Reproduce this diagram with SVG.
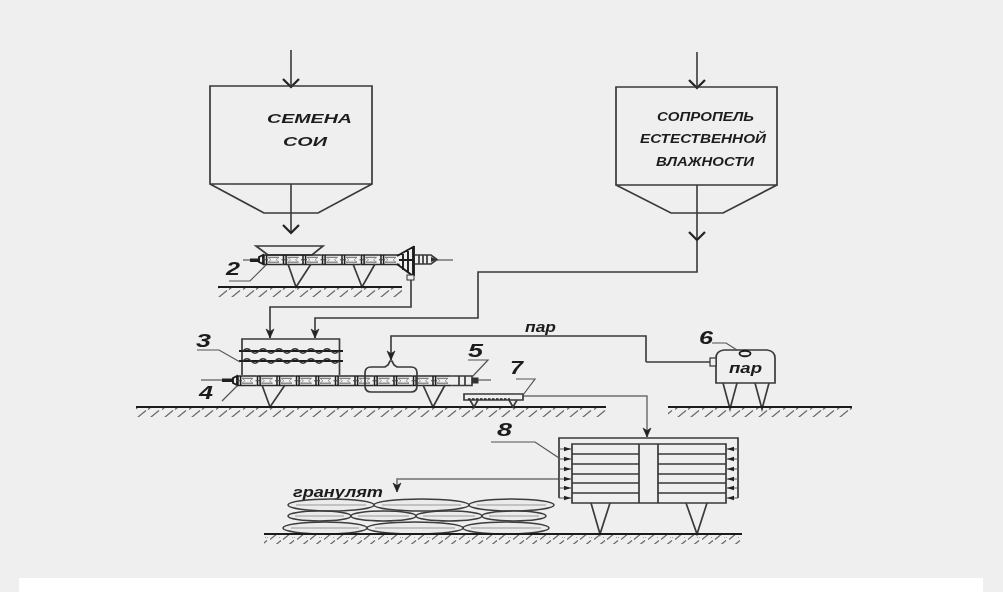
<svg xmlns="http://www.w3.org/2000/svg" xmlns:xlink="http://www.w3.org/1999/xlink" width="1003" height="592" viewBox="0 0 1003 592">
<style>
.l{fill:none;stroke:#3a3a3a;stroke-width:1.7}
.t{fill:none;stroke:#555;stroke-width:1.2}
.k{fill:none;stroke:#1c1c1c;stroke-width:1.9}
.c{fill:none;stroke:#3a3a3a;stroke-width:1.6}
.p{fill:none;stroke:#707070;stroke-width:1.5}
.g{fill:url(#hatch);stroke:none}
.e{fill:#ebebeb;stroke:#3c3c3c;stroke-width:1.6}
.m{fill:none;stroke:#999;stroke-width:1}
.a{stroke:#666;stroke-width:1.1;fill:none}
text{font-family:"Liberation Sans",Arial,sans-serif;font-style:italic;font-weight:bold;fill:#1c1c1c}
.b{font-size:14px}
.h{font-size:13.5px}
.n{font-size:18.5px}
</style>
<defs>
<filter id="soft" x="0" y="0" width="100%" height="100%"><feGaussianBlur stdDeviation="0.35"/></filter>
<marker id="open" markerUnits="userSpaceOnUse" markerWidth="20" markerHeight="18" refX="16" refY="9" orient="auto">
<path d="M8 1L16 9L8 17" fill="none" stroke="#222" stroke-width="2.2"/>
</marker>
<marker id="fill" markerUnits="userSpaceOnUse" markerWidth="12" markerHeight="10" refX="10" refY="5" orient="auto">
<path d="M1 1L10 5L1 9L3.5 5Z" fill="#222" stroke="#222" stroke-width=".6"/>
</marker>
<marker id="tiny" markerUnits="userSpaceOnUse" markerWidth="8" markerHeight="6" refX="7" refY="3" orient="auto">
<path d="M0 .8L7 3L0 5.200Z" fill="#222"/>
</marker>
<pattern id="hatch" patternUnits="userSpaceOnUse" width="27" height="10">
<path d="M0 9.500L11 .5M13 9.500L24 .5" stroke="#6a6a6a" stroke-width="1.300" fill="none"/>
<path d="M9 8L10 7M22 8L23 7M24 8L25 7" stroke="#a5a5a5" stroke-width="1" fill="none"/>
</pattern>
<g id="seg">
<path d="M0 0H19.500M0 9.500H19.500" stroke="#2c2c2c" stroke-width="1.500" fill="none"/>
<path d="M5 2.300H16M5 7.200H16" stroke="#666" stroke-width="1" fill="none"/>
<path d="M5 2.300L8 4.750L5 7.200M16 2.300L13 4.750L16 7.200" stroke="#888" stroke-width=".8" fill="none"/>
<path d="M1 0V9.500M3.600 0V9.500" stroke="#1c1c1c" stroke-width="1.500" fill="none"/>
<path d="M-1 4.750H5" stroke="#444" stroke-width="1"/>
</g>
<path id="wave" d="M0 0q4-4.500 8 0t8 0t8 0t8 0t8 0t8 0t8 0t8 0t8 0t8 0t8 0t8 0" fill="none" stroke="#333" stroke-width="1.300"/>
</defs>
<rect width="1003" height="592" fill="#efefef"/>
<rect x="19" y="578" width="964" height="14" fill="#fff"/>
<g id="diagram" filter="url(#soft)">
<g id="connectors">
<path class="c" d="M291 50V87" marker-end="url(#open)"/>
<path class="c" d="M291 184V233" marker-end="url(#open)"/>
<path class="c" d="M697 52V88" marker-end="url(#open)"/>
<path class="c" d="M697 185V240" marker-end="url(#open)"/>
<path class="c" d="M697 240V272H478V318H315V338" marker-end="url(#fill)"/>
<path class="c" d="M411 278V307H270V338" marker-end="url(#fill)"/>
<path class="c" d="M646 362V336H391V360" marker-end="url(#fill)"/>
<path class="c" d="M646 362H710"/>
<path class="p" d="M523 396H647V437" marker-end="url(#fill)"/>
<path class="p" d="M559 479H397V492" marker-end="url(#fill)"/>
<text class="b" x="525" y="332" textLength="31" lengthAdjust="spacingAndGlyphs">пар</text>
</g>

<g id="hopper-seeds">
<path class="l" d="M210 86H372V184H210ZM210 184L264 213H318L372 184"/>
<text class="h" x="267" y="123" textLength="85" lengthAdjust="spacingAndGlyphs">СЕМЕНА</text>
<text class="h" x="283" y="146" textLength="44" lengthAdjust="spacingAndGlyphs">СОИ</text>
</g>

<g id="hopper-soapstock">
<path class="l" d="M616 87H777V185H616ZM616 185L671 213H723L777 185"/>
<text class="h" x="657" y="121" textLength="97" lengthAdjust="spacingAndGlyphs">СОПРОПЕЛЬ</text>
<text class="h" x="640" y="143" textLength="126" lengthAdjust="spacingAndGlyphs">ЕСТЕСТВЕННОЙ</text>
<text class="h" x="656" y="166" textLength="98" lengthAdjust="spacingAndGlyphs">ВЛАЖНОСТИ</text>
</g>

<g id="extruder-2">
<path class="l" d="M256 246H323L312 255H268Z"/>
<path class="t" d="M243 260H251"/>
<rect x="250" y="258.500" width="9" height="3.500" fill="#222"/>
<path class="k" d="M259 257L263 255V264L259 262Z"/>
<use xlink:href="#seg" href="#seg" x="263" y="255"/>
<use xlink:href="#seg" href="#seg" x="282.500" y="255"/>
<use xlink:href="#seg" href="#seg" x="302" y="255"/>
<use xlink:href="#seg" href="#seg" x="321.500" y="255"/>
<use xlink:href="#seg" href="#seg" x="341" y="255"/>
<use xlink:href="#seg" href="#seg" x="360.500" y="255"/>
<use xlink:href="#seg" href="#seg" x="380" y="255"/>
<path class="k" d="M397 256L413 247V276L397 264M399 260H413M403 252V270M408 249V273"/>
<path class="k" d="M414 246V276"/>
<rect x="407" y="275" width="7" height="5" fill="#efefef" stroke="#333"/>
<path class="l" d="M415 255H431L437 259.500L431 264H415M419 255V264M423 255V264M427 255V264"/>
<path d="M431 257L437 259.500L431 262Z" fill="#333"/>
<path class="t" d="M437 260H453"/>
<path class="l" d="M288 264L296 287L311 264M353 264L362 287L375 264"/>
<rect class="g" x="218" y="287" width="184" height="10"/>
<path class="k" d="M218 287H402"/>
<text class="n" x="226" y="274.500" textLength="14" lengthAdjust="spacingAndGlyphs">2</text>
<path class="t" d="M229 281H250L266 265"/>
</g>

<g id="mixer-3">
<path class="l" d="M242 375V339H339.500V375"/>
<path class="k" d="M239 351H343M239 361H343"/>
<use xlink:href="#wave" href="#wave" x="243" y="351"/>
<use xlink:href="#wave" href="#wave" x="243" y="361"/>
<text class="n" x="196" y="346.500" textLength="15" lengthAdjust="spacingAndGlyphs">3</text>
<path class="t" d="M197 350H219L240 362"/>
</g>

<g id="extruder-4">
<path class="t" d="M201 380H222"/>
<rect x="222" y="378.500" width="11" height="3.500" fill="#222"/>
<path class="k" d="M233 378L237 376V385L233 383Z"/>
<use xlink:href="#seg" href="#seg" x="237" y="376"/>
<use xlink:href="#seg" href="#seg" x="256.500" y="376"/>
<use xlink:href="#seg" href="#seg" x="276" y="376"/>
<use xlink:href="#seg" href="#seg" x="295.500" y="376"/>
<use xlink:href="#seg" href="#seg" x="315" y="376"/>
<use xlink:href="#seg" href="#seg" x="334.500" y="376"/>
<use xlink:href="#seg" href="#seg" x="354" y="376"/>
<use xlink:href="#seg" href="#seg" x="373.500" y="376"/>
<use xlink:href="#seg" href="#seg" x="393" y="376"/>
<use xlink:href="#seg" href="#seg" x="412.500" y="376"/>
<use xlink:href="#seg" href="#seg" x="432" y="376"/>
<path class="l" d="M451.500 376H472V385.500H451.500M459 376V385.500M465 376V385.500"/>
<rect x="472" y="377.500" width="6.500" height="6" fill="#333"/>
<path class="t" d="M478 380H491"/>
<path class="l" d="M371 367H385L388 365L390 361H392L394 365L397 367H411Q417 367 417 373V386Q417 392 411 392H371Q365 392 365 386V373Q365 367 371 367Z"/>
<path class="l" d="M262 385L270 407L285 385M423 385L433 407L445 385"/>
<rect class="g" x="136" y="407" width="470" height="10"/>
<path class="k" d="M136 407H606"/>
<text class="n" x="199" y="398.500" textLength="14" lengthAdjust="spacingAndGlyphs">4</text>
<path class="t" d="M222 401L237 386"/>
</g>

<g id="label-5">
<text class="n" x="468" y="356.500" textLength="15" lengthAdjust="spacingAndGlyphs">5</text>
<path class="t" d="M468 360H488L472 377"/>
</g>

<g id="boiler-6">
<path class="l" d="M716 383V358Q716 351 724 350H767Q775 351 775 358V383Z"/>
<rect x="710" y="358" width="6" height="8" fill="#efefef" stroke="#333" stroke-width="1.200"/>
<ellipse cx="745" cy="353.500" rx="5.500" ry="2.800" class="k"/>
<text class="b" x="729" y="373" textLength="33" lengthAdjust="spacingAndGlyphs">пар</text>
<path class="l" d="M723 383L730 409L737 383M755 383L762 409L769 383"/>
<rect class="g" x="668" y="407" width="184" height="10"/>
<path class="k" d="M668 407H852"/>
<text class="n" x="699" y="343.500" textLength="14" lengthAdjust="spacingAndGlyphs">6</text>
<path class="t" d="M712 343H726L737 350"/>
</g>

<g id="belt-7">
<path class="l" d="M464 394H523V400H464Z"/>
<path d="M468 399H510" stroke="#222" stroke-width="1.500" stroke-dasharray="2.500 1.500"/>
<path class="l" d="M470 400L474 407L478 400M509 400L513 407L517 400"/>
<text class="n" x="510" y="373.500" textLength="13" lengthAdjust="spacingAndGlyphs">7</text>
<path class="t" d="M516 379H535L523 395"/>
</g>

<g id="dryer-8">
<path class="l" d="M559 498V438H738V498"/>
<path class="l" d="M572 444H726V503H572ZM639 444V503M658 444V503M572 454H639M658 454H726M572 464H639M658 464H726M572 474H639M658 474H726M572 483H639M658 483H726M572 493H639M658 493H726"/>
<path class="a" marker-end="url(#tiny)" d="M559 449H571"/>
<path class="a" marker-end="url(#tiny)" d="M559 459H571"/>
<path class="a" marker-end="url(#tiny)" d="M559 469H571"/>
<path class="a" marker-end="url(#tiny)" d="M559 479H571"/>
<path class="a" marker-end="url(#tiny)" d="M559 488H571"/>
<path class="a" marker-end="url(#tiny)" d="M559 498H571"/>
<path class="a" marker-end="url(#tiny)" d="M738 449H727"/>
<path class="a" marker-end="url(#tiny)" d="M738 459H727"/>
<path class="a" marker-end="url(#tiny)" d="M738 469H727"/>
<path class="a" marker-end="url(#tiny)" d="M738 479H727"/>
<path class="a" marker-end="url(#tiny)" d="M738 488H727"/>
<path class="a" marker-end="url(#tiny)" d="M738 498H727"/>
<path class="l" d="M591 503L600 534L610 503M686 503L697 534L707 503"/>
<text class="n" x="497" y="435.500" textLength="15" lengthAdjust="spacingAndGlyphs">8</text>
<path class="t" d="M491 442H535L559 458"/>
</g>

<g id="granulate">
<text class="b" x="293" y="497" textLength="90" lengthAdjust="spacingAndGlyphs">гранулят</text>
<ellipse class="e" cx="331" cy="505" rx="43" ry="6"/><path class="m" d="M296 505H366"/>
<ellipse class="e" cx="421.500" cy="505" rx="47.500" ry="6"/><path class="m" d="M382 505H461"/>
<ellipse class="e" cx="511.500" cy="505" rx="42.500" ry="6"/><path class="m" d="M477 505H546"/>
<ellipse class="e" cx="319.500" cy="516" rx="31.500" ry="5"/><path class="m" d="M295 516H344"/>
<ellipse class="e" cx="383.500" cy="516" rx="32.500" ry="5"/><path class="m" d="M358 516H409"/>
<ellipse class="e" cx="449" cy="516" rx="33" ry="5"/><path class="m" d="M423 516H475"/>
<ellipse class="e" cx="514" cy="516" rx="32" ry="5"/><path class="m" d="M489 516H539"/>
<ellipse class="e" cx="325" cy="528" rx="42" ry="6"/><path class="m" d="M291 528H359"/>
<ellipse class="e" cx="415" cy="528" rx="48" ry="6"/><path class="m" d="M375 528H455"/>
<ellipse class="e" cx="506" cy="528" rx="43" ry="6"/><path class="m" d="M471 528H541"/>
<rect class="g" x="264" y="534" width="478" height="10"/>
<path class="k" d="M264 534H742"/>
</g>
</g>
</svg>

********************

Find all lines with "diagram" in them and copy each one.

RESPONSE TO THE TASK »
Reproduce this diagram with SVG.
<g id="diagram" filter="url(#soft)">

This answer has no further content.